Ide mengenai penyederhanaan partai-partai politik atau fusi partai ini sebenarnya pernah dilontarkan dalam pidato Presiden Soeharto pada Kongres PNI tanggal 11 April 1970 di Semarang, yang sebelumnya sudah tertuang dalam Tap MPRS no. XXII/MPRS/1966. Gagasan ini sempat juga diwacanakan menjelang Pemilu 1971, namun karena terjadinya pro dan kontra, termasuk penolakan dari Partai Kristen Indonesia dan Partai Katolik, membuat rencana penyederhanaan partai ini belum bisa diterapkan di pemilu pertama rezim Orba ini. Menurut Rully Chairul Azwa (2009) setelah dilakukan kebijakan fusi partai-partai politik pada 1973 itu, posisi Golkar semakin kuat diantara dua kekuatan politik lainnya. 

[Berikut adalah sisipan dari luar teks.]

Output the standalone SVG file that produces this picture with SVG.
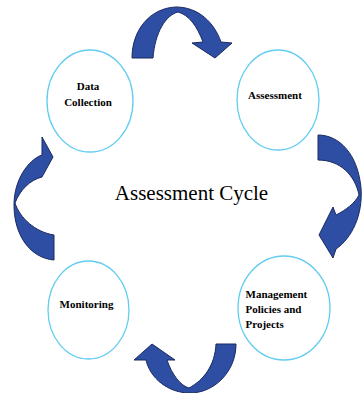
<svg xmlns="http://www.w3.org/2000/svg" width="362" height="393" viewBox="0 0 362 393">
<style>
.node{fill:#fff;stroke:#62ccf2;stroke-width:1.3}
.lbl{font-family:"Liberation Serif","Times New Roman",serif;font-weight:bold;font-size:11px;fill:#000}
.arrow{fill:#2d4ea2;stroke:#1b2a60;stroke-width:1;stroke-linejoin:round}
.title{font-family:"Liberation Serif","Times New Roman",serif;font-size:21px;fill:#000}
</style>
<rect width="362" height="393" fill="#fff"/>
<g id="data-collection">
<ellipse class="node" cx="90" cy="101" rx="43" ry="51"/>
<text class="lbl" x="88" y="90" text-anchor="middle">Data</text>
<text class="lbl" x="88" y="105.5" text-anchor="middle">Collection</text>
</g>
<g id="assessment">
<ellipse class="node" cx="278" cy="100" rx="41" ry="50"/>
<text class="lbl" x="275" y="99" text-anchor="middle">Assessment</text>
</g>
<g id="monitoring">
<ellipse class="node" cx="88.5" cy="310" rx="40.5" ry="49"/>
<text class="lbl" x="86.5" y="308" text-anchor="middle">Monitoring</text>
</g>
<g id="management">
<ellipse class="node" cx="284" cy="308" rx="46" ry="52"/>
<text class="lbl" x="245.5" y="297.5">Management</text>
<text class="lbl" x="245.5" y="313">Policies and</text>
<text class="lbl" x="245.5" y="327.5">Projects</text>
</g>
<g id="title">
<text class="title" x="191.5" y="200" text-anchor="middle">Assessment Cycle</text>
</g>
<g id="connectors">
<path class="arrow" d="M132,58 C132,30 150,8 176,7 C198,7 214,22 221,42 L232,43 L215,58 L192,43 L203,42 C197,26 189,15 178,12 C166,15 155,32 153,58 Z"/>
<path class="arrow" d="M318,135 C340,135 358,155 361,188 C363,215 352,238 336,249 L333,258 L319,235 L333,207 L336,215 C346,210 355,203 359,195 C355,175 340,160 318,160 Z"/>
<path class="arrow" d="M216,344 L236,344 C236,372 214,393 190,393 C168,393 150,378 146,360 L134,360 L152,344 L175,360 L167,360 C172,375 181,386 189,388 C204,380 215,365 216,344 Z"/>
<path class="arrow" d="M54,260 C30,258 14,235 14,205 C14,180 28,160 42,155 L42,137 L53,157 L42,177 C30,180 20,190 15,203 C20,218 35,232 54,235 Z"/>
</g>
</svg>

Pertarungan PPP, PDI, dan Golkar di pemilu 1977 pun sampailah pada hari puncak pemungutan suara yang dilaksanakan pada 2 Mei 1977 untuk. Cara pembagian kursi masih sama dengan Pemilu 1971 yaitu mengikuti sistem proporsional di daerah pemilihan. Dari 70.378.750 pemilih, suara yang sah mencapai 63.998.344 suara atau 90,93%. Dari suara yang sah itu Golkar meraih 39. 750. 096 suara atau 62,11%, disusul oleh PPP yang berhasil meraih 18.743.491 suara atau 29,29%, dan PDI yang mendapat suara terkecil yaitu 5. 504. 757 suara atau 8,60%

Manipulasi yang dilakukan rezim Orde Baru pada Pemilu 1977 ini semakin kuat. Pada tahun 1977 ini, pemilihan diselenggarakan menggunakan sistem proporsional daftar tertutup, yang artinya para pemilih hanya dapat mencoblos partai politik saja tanpa dapat melihat wajah dan mengetahui nama-nama calon anggota parlemen yang akan dipilih.

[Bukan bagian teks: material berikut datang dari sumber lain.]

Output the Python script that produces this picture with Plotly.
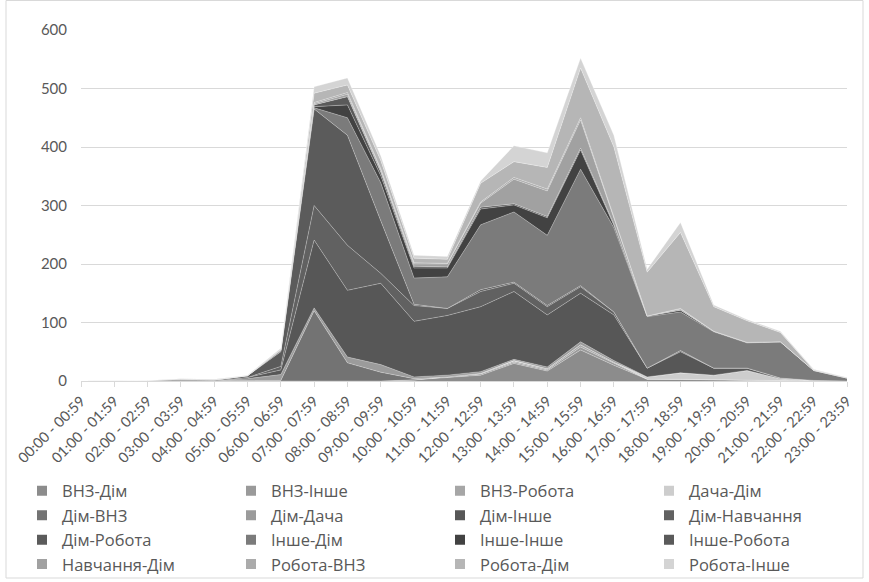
import plotly.graph_objects as go

# Hourly intervals
hours = [
    "00:00 - 00:59", "01:00 - 01:59", "02:00 - 02:59", "03:00 - 03:59",
    "04:00 - 04:59", "05:00 - 05:59", "06:00 - 06:59", "07:00 - 07:59",
    "08:00 - 08:59", "09:00 - 09:59", "10:00 - 10:59", "11:00 - 11:59",
    "12:00 - 12:59", "13:00 - 13:59", "14:00 - 14:59", "15:00 - 15:59",
    "16:00 - 16:59", "17:00 - 17:59", "18:00 - 18:59", "19:00 - 19:59",
    "20:00 - 20:59", "21:00 - 21:59", "22:00 - 22:59", "23:00 - 23:59",
]

# Trips per hour for each origin-destination pair (stacked bottom to top)
vnz_dim        = [0,0,0,0,0,0,0,0,0,0,2,6,10,30,17,53,27,3,3,2,1,0,0,0]
vnz_inshe      = [0,0,0,0,0,0,0,0,0,0,0,1,2,2,2,5,3,0,0,0,0,0,0,0]
vnz_robota     = [0,0,0,0,0,0,0,0,0,0,0,0,1,2,2,4,2,0,0,0,0,0,0,0]
dacha_dim      = [0,0,0,0,0,0,0,0,0,0,0,0,0,1,0,0,0,4,11,8,17,4,1,0]
dim_vnz        = [0,0,0,0,0,0,1,120,31,15,2,0,0,0,0,0,0,0,0,0,0,0,0,0]
dim_dacha      = [0,0,0,0,0,4,10,5,10,13,3,3,3,2,3,5,3,0,0,0,0,0,0,0]
dim_inshe      = [0,0,0,1,0,2,8,116,114,139,95,102,111,116,89,83,78,15,36,12,4,1,0,0]
dim_navchannia = [0,0,0,0,0,0,6,59,77,17,27,12,26,14,14,11,5,0,2,0,0,0,0,0]
dim_robota     = [0,0,0,0,1,3,25,165,188,90,2,0,3,2,2,2,0,0,0,0,0,0,0,0]
inshe_dim      = [0,0,1,2,1,0,1,2,30,65,45,54,111,120,120,199,144,88,66,62,43,62,17,5]
inshe_inshe    = [0,0,0,0,0,0,1,2,22,12,17,15,27,12,30,33,4,1,3,1,1,0,0,0]
inshe_robota   = [0,0,0,0,0,0,1,3,14,6,3,2,3,2,2,3,2,0,0,0,0,0,0,0]
navchannia_dim = [0,0,0,0,0,0,0,2,4,4,4,5,7,42,44,48,10,0,2,0,0,0,0,0]
robota_vnz     = [0,0,0,0,0,0,0,2,3,2,2,1,2,3,3,4,2,0,1,0,0,0,0,0]
robota_dim     = [0,0,0,1,1,0,1,16,13,14,8,7,32,27,37,85,120,75,130,42,37,16,1,1]
robota_inshe   = [0,0,0,0,0,1,2,11,12,8,5,5,4,27,25,17,20,5,17,3,2,2,1,0]

series_names = [
    "ВНЗ-Дім", "ВНЗ-Інше", "ВНЗ-Робота", "Дача-Дім",
    "Дім-ВНЗ", "Дім-Дача", "Дім-Інше", "Дім-Навчання",
    "Дім-Робота", "Інше-Дім", "Інше-Інше", "Інше-Робота",
    "Навчання-Дім", "Робота-ВНЗ", "Робота-Дім", "Робота-Інше",
]
series_values = [
    vnz_dim, vnz_inshe, vnz_robota, dacha_dim,
    dim_vnz, dim_dacha, dim_inshe, dim_navchannia,
    dim_robota, inshe_dim, inshe_inshe, inshe_robota,
    navchannia_dim, robota_vnz, robota_dim, robota_inshe,
]
grays = [
    "#8c8c8c", "#9a9a9a", "#a6a6a6", "#cdcdcd",
    "#737373", "#9b9b9b", "#575757", "#616161",
    "#5b5b5b", "#7b7b7b", "#424242", "#5a5a5a",
    "#a1a1a1", "#ababab", "#b6b6b6", "#d4d4d4",
]

FONT = "Lato, 'Noto Sans', sans-serif"
LEGEND_FONT = "'Open Sans', Lato, sans-serif"
TEXT = "#595959"
GRID = "#d9d9d9"

W, H = 869, 582
L, R, T, B = 81, 22, 30, 201
pw, ph = W - L - R, H - T - B

def px_x(px):
    return (px - L) / pw

def px_y(py):
    return (H - B - py) / ph

fig = go.Figure()
for name, vals, col in zip(series_names, series_values, grays):
    fig.add_trace(go.Scatter(
        x=hours, y=vals, name=name, mode="lines",
        stackgroup="one", fillcolor=col,
        line=dict(color="rgba(255,255,255,0.35)", width=0.8),
        showlegend=False,
    ))
# square swatches for the legend
for name, col in zip(series_names, grays):
    fig.add_trace(go.Scatter(
        x=[None], y=[None], name=name, mode="markers",
        marker=dict(symbol="square", size=10, color=col),
        showlegend=True,
    ))

fig.update_layout(
    width=W, height=H,
    margin=dict(l=L, r=R, t=T, b=B, autoexpand=False),
    paper_bgcolor="white", plot_bgcolor="white",
    font=dict(family=FONT, color=TEXT, size=15),
    xaxis=dict(
        type="category", range=[0, 23],
        showgrid=False, showline=True, linecolor=GRID, linewidth=1,
        ticks="outside", ticklen=5, tickcolor=GRID,
        tickangle=-45, tickfont=dict(size=14.5, color=TEXT),
        fixedrange=True,
    ),
    yaxis=dict(
        range=[0, 600], dtick=100, showgrid=True, gridcolor=GRID, gridwidth=1,
        zeroline=False, showline=False, ticks="",
        ticklabelstandoff=13, tickfont=dict(size=15, color=TEXT),
        fixedrange=True,
    ),
    legend=dict(
        orientation="h", xref="paper", yref="paper",
        x=px_x(22), y=px_y(473.5), xanchor="left", yanchor="top",
        entrywidth=164, entrywidthmode="pixels",
        font=dict(size=16.5, color=TEXT, family=LEGEND_FONT),
        traceorder="normal", itemclick=False, itemdoubleclick=False,
        bgcolor="rgba(0,0,0,0)",
    ),
    shapes=[dict(
        type="rect", xref="paper", yref="paper",
        x0=px_x(6), x1=px_x(863), y0=px_y(578), y1=px_y(0.5),
        line=dict(color=GRID, width=1), fillcolor="rgba(0,0,0,0)",
        layer="below",
    )],
    showlegend=True,
)

fig.write_html("out.html")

Pemilihan Umum 1977 yang dilaksanakan untuk memilih calon anggota DPR dan DPRD ini menjadi kemenangan telak Golar. Untuk DPR, kelompok partai-partai politik mendapat 128 kursi (PPP 99 kursi, dan PDI 29 kursi), sedangkan Golkar mendapat 257 kursi (semula 232 kursi, kemudian ditambah 25 kursi sesuai dengan hak pengangkatan oleh presiden).

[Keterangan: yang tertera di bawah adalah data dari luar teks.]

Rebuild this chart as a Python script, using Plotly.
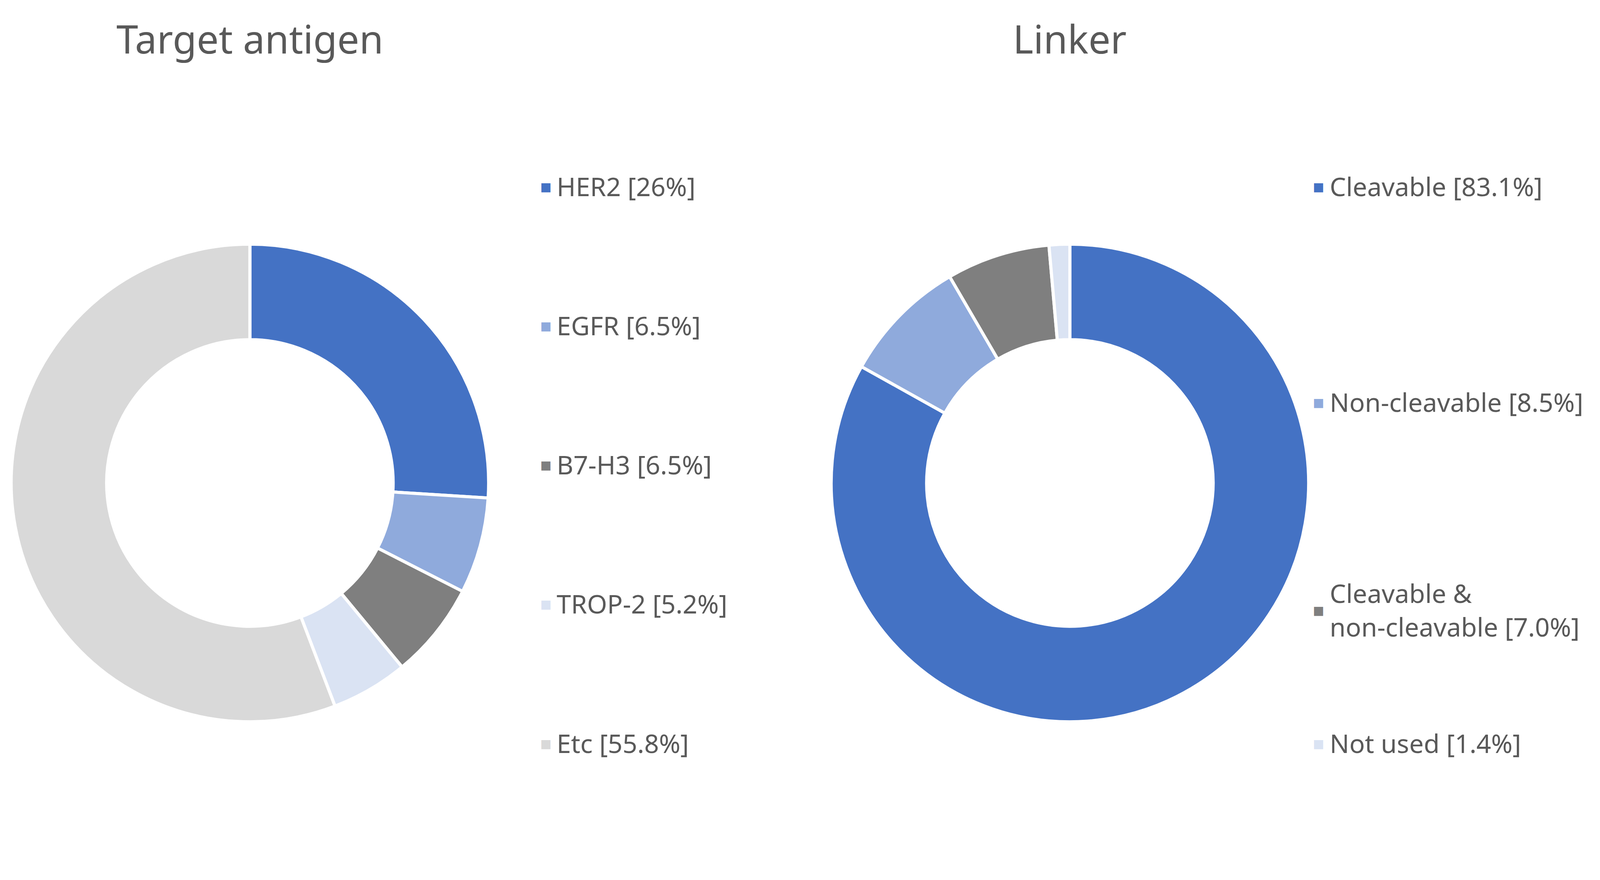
import plotly.graph_objects as go

W, H = 6342, 2252

antigen_labels = ["HER2", "EGFR", "B7-H3", "TROP-2", "Etc"]
antigen_values = [26, 6.5, 6.5, 5.2, 55.8]
antigen_text = ["HER2 [26%]", "EGFR [6.5%]", "B7-H3 [6.5%]", "TROP-2 [5.2%]", "Etc [55.8%]"]
antigen_colors = ["#4472C4", "#8FAADC", "#7F7F7F", "#DAE3F3", "#D9D9D9"]

linker_labels = ["Cleavable", "Non-cleavable", "Cleavable & non-cleavable", "Not used"]
linker_values = [83.1, 8.5, 7.0, 1.4]
linker_text = ["Cleavable [83.1%]", "Non-cleavable [8.5%]",
               "Cleavable &<br>non-cleavable [7.0%]", "Not used [1.4%]"]
linker_colors = ["#4472C4", "#8FAADC", "#7F7F7F", "#DAE3F3"]

FONT = "Noto Sans"
TEXT_COLOR = "#595959"


def px_x(v):
    return v / W


def px_y(v):
    return 1 - v / H


fig = go.Figure()

# left donut: centre ~ (982, 1228), radius ~ 950
fig.add_trace(go.Pie(
    labels=antigen_labels, values=antigen_values, hole=0.6, sort=False,
    direction="clockwise", rotation=0, textinfo="none", hoverinfo="label+percent",
    marker=dict(colors=antigen_colors, line=dict(color="white", width=8)),
    domain=dict(x=[px_x(982 - 950), px_x(982 + 950)], y=[px_y(1228 + 950), px_y(1228 - 950)]),
    showlegend=False,
))

# right donut: centre ~ (4245, 1228)
fig.add_trace(go.Pie(
    labels=linker_labels, values=linker_values, hole=0.6, sort=False,
    direction="clockwise", rotation=0, textinfo="none", hoverinfo="label+percent",
    marker=dict(colors=linker_colors, line=dict(color="white", width=8)),
    domain=dict(x=[px_x(4245 - 950), px_x(4245 + 950)], y=[px_y(1228 + 950), px_y(1228 - 950)]),
    showlegend=False,
))

annotations = []
# titles
for txt, cx in [("Target antigen", 982), ("Linker", 4245)]:
    annotations.append(dict(text=txt, x=px_x(cx), y=px_y(90), xref="paper", yref="paper",
                            showarrow=False, font=dict(family=FONT, size=100, color=TEXT_COLOR),
                            xanchor="center", yanchor="middle"))

# legends (drawn by hand, like the reference)
def add_legend(texts, colors, sq_x, ys):
    for t, c, y in zip(texts, colors, ys):
        annotations.append(dict(text="■", x=px_x(sq_x), y=px_y(y), xref="paper", yref="paper",
                                showarrow=False, font=dict(family=FONT, size=48, color=c),
                                xanchor="center", yanchor="middle"))
        annotations.append(dict(text=t, x=px_x(sq_x + 40), y=px_y(y), xref="paper", yref="paper",
                                showarrow=False, align="left",
                                font=dict(family=FONT, size=66, color=TEXT_COLOR),
                                xanchor="left", yanchor="middle"))

add_legend(antigen_text, antigen_colors, 2160, [468, 824, 1180, 1536, 1893])
add_legend(linker_text, linker_colors, 5235, [468, 1020, 1552, 1893])

fig.update_layout(
    autosize=True, margin=dict(l=0, r=0, t=0, b=0),
    paper_bgcolor="white", plot_bgcolor="white",
    annotations=annotations,
)

# fill the browser window, whatever its css size
fig.write_html("out.html", default_width="100%", default_height="100vh",
               config={"responsive": True})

Dengan berbagai macam cara, Soeharto selalu dapat memastikan bahwa jabatan presiden yang pada saat itu dipilih oleh MPR, menghasilkan bahwa dirinya lah yang menjadi presiden. Dengan demikian, Pemilu 1977 ini Soeharto tetap nyaman berada pada kekuasaan tertingginya dengan menunggangi alat politiknya yang bernama Golongan Karya.      

Sumber:

  1. Kedaulatan Rakyat, 16 Februari 1973.
  2. Kompas, 8 Januari 1973.
  3. Arif Yulianto. 2002. Hubungan Sipil Militer di  Indonesia pasca Orba. Jakarta: PT. RajaGrafindo Persada
  4. Azwar, Ruly Chairul. 2009. Politik Komunikasi Partai Golkar di Tiga Era: dari hegemonik ke partai yang berorientasi pasar. Jakarta: Grasindo.
  5. Marwati, Djoened Pusponegoro dan Nugroho Notosusanto. 1993. Sejarah Nasional Indonesia VI. Jakarta: Balai Pustaka.
  6. Wahyuti, Ari. 2010. Pemilihan Umum di Indonesia Tahun 1977: Studi Tentang Fusi Partai Politik. Surakarta:Fakultas Keguruan dan Ilmu Pendidikan Universitas Sebelas Maret.